4. Section 80A(1), which is the first section occurring in Chapter VI-A, says that in computing the total income of an assessee, there shall be allowed from his gross total income, in accordance with and subject to the provisions of this Chapter, the deductions specified in section 80C to 80VV.

5. The expression "gross total income" is defined in clause (5) of section 80B and reads thus :

"gross total income" means the total income computed in accordance with the provisions of this Act, before making any deduction under this Chapter or under section 280-O."

6. Sub-section (1) of section 80P provides that where the gross total income of a co-operative society includes any income referable to the activities mentioned in sub-section (2), the whole of the amount of profits and gains of business attributable to such activities shall be deducted.

7. There can be little doubt about the proposition that the words "gross total income" referred to in sub-section (1) of section 80P must be understood as defined in section 80B(5), which means that it is the total income computed in accordance with the provisions of the Act, but before making any deductions under Chapter VI-A or section 280-O. Now, it would be consistent and reasonable to say that the words "whole of the amount of profits and against of business attributable to any one or more of such activities" used in the sub-section (2) must also be understood in the same sense, i.e., as the total income computed in accordance with the provisions of the Act, but before making any deductions under Chapter VI-A or section 280-O. In other words, what is deductible under section 80P is the gross total income attributable to activities of the nature mentioned in sub-section (2) of section 80P, gross total income as defined in section 80B(5). Indeed, this aspect is made clear by Parliament by enacting section 80AB introduced by the Finance (No. 2) Act, 1980, with effect from April 1, 1981. Section 80AB reads as follows :

"Where any deduction is required to be made or allowed under any section (except section 80M) included in this Chapter under the heading 'C. Deductions in respect of certain incomes' in respect of any income of the nature specified in that section which is included in the gross total income of the assessee, then, notwithstanding anything contained in that section for the purpose of computing the deduction under that section, the amount of income of that nature as computed in accordance with the provisions of this Act, (before making any deduction under this Chapter) shall alone be deemed to be the amount of income of that nature which is derived or received by the assessee and which is included in his gross total income."

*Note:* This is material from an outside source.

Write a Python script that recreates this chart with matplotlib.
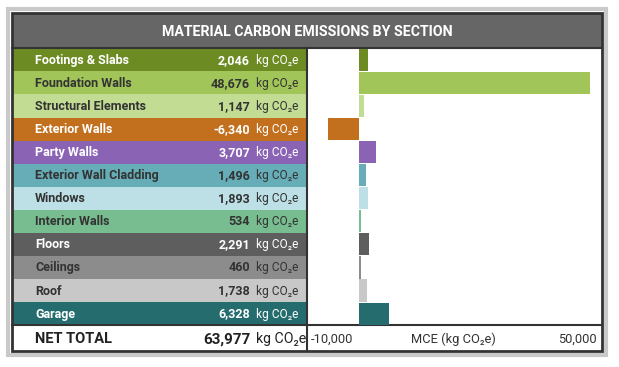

8. And the Supreme Court has explained that section 80AB is merely clarificatory - Distributors (Baroda) P. Ltd. v. Union of India - and that even before its enactment, the position was the same. The Tribunal was, therefore, in error in observing that inasmuch as section 80AB was introduced with effect from April 1, 1981, and because the assessment year concerned herein is anterior to the said date, the definition has no application. Indeed, as explained by us hereinbefore, even without the said definition, that is the reasonable meaning to be placed upon the relevant words. We, therefore, hold that the Tribunal was in error in holding that the entire amount of Rs. 3,72,038 was deductible under sub-section (1) of section 80P. What is deductible is only that portion of the said amount as can be called total income attributable to the said activities as defined in clause (5) of section 80B.

9. We may also point out that the decision of the Supreme Court in Cloth Traders (P.) Ltd. v. Addl. CIT has since been overruled by the Supreme Court in Distributors (Baroda) (P.) Ltd. v. Union of India .

10. For the above reasons, we answer the question referred to above in the negative, that is, in favour of the Revenue and against the assessee. No costs.